Gamebooks

I need help with fiction and just some situations. A gamebook is an early RPG. They were made in 70's and 80's. Go to my website for more info:)
 
Gamebooks are also known as solo RPGs. After reading a paragraph of text or two you are presented with a choice. Like "Go rigth, turn to paragraph 101, go left, turn to paragraph 343". So you can determine the story of a book yourself to a certain degree.
 
Thanks for explaining it more. So it is like he said a solo RPG. In the one I am making instead of having total controul over your character (which you still do anyway) you have total controul over your fleet. (ie. marines, fighters, and cap ships)
 
Quail, I actually like the idea. I'm toying around for quite some time now with interative fiction authoring systems, which will turn out eventually into an oldstyle WC text adventure with some graphics attached, and the whole character management and encounter/fight system being carried out by the software. But with life interfering, I doubt that the "eventually" will be anytime soon.
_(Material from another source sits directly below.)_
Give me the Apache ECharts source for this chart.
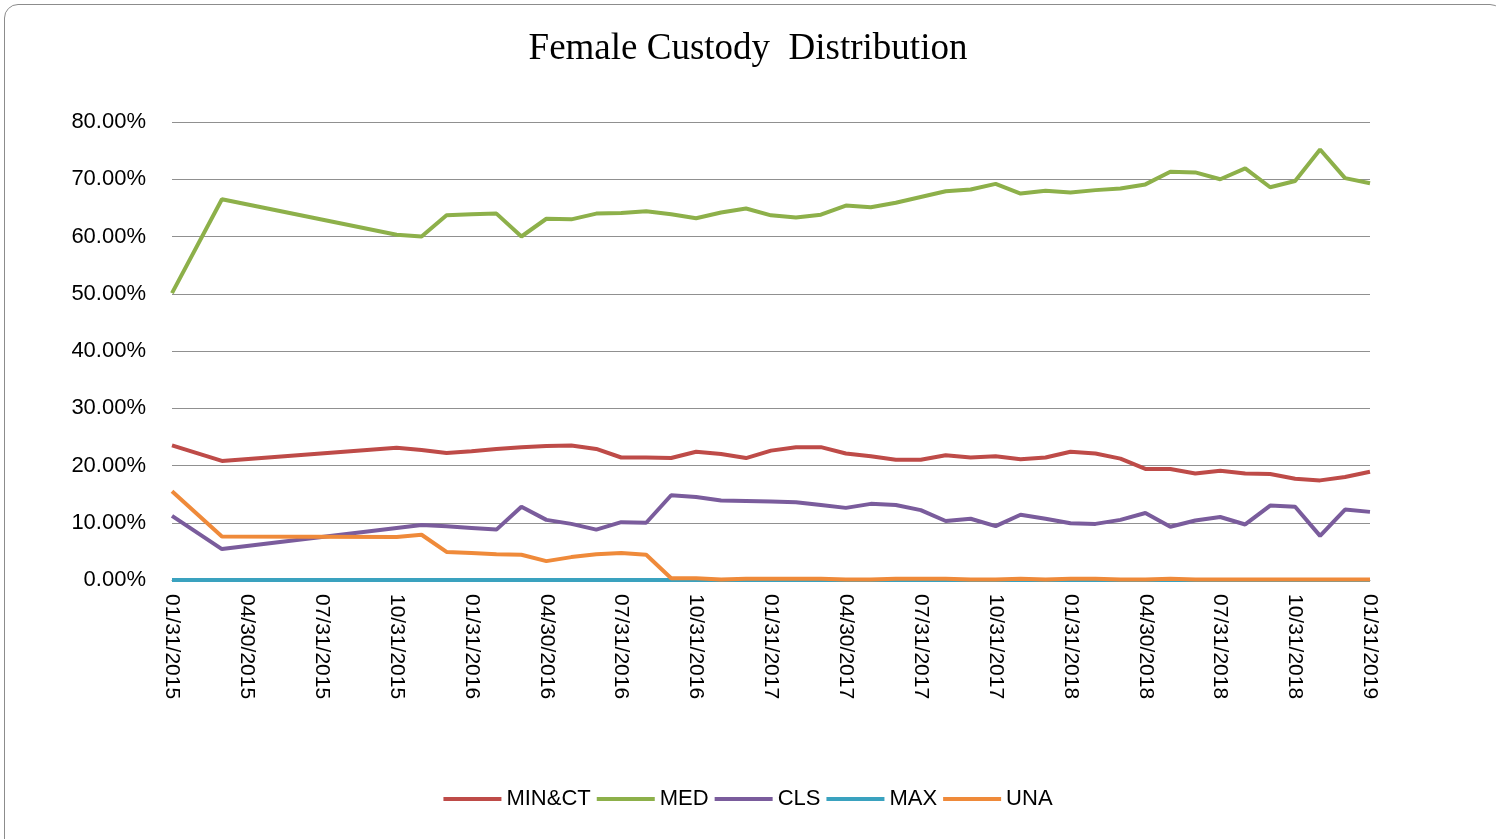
<!DOCTYPE html>
<html>
<head>
<meta charset="utf-8">
<script src="https://cdn.jsdelivr.net/npm/echarts@6/dist/echarts.min.js"></script>
<style>
html,body{margin:0;padding:0;background:#fff;}
#box{position:absolute;left:4px;top:4px;width:1500px;height:850px;border:1.5px solid #8c8c8c;border-radius:14px;box-sizing:border-box;}
#chart{position:absolute;left:0;top:0;width:1496px;height:839px;}
</style>
</head>
<body>
<div id="box"></div>
<div id="chart"></div>
<script>
var dates = [
 '01/31/2015','02/28/2015','03/31/2015','04/30/2015','05/31/2015','06/30/2015','07/31/2015','08/31/2015','09/30/2015','10/31/2015','11/30/2015','12/31/2015',
 '01/31/2016','02/29/2016','03/31/2016','04/30/2016','05/31/2016','06/30/2016','07/31/2016','08/31/2016','09/30/2016','10/31/2016','11/30/2016','12/31/2016',
 '01/31/2017','02/28/2017','03/31/2017','04/30/2017','05/31/2017','06/30/2017','07/31/2017','08/31/2017','09/30/2017','10/31/2017','11/30/2017','12/31/2017',
 '01/31/2018','02/28/2018','03/31/2018','04/30/2018','05/31/2018','06/30/2018','07/31/2018','08/31/2018','09/30/2018','10/31/2018','11/30/2018','12/31/2018',
 '01/31/2019'
];
var minct = [23.5,null,20.8,null,null,null,null,null,null,23.1,22.7,22.2,
 22.5,22.9,23.2,23.4,23.5,22.9,21.4,21.4,21.3,22.4,22.0,21.3,
 22.6,23.2,23.2,22.1,21.6,21.0,21.0,21.8,21.4,21.6,21.1,21.4,
 22.4,22.1,21.2,19.4,19.4,18.6,19.1,18.6,18.5,17.7,17.4,18.0,18.9];
var med = [50.1,null,66.5,null,null,null,null,null,null,60.3,60.0,63.7,
 63.9,64.0,60.0,63.1,63.0,64.0,64.1,64.4,63.9,63.2,64.2,64.9,
 63.7,63.3,63.8,65.4,65.1,65.9,66.9,67.9,68.2,69.2,67.5,68.0,
 67.7,68.1,68.4,69.1,71.3,71.2,70.0,71.9,68.6,69.7,75.2,70.2,69.3];
var cls = [11.2,null,5.4,null,null,null,null,null,null,9.1,9.6,9.4,
 9.1,8.8,12.8,10.5,9.8,8.8,10.1,10.0,14.8,14.5,13.9,13.8,
 13.7,13.6,13.1,12.6,13.3,13.1,12.2,10.3,10.7,9.4,11.4,10.7,
 9.9,9.8,10.5,11.7,9.3,10.4,11.0,9.7,13.0,12.8,7.7,12.3,11.9];
var maxs = [0,null,0,null,null,null,null,null,null,0,0,0,
 0,0,0,0,0,0,0,0,0,0,0,0,
 0,0,0,0,0,0,0,0,0,0,0,0,
 0,0,0,0,0,0,0,0,0,0,0,0,0];
var una = [15.5,null,7.6,null,null,null,null,null,null,7.5,7.9,4.9,
 4.7,4.5,4.4,3.3,4.0,4.5,4.7,4.4,0.3,0.3,0.1,0.2,
 0.2,0.2,0.2,0.1,0.1,0.2,0.2,0.2,0.1,0.1,0.2,0.1,
 0.2,0.2,0.1,0.1,0.2,0.1,0.1,0.1,0.1,0.1,0.1,0.1,0.1];

var chart = echarts.init(document.getElementById('chart'));
function line(name, data, color) {
  return {name: name, type: 'line', data: data, connectNulls: true, showSymbol: false,
    lineStyle: {color: color, width: 4}, itemStyle: {color: color}};
}
chart.setOption({
  animation: false,
  title: {text: 'Female Custody  Distribution', left: 'center', top: 26,
    textStyle: {fontFamily: 'Liberation Serif', fontWeight: 'normal', fontSize: 37, color: '#000'}},
  legend: {bottom: 24, itemWidth: 58, itemHeight: 4, itemGap: 6, icon: 'rect',
    textStyle: {fontFamily: 'Liberation Sans', fontSize: 22, color: '#000'}},
  grid: {left: 172, right: 126, top: 122, bottom: 259},
  xAxis: {type: 'category', data: dates, boundaryGap: false,
    axisLine: {lineStyle: {color: '#888'}}, axisTick: {show: false},
    axisLabel: {interval: 2, rotate: -90, fontFamily: 'Liberation Sans', fontSize: 21, color: '#000', margin: 14}},
  yAxis: {type: 'value', min: 0, max: 80, interval: 10,
    axisLine: {show: false}, axisTick: {show: false},
    splitLine: {lineStyle: {color: '#909090', width: 1.2}},
    axisLabel: {formatter: function (v) { return v.toFixed(2) + '%'; }, fontFamily: 'Liberation Sans', fontSize: 22, color: '#000', margin: 26}},
  series: [
    line('MIN&CT', minct, '#be4b48'),
    line('MED', med, '#8db04a'),
    line('CLS', cls, '#7a5c9c'),
    line('MAX', maxs, '#3aa2bf'),
    line('UNA', una, '#ef8a3a')
  ]
});
</script>
</body>
</html>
I've looked at what you've done so far, and the math behind the fight systems looks sound to me. I don't know how you will handle maneuvering, whch is much more important in dogfights as trading shots, but I guess you'll have some ideas or something to model on - my own experience in gamebooks doesn't go mch further than Grey Wolf (Dever/Chalk).
As for any help you need - feel free to ask. As you know, the CIC has lots of data and reference material, so there will be alsways someone to point you in the right direction (small example: The WC font is under resources/files, and will make an instant improvement to the looks of your document). As for other questions, just shoot.
 
Rough story so far. The first book is called Fleet Training. It is the main caracter is training to be a fleet commander. They use wc1 ships to train with.
 
That's definitely a start. If I understand you right, you want to aim more at a "tactical" perspective (moving ships and fleets) instead of telling the story of an individual character and leading him through situations and interactions. That's quite good for the beginning, because the schematic of things that can happen is easier to design - less dialogue means less choices.

So, tell us how to get going - here our character goes to Fleet Training. There are some assumptions: As he will become a fleet commander, he is bound to have some experience, some authority (or at least notoriety), and someone promoting him.
In a story's plot, I could imagine intrigue here - some ploy to first promote the hero, then to put some blame or failure on him; with hidden powers struggling to either make him their tool, and others trying to prevent the worst. Might work, but the possibilities are endless - just think over it a little, and give us some markers that we get an idea where you need a hand.
 
The thing that gamebooks have that is great are multiple endings. You can fail the training( thus starting all over), or pass with flying colors.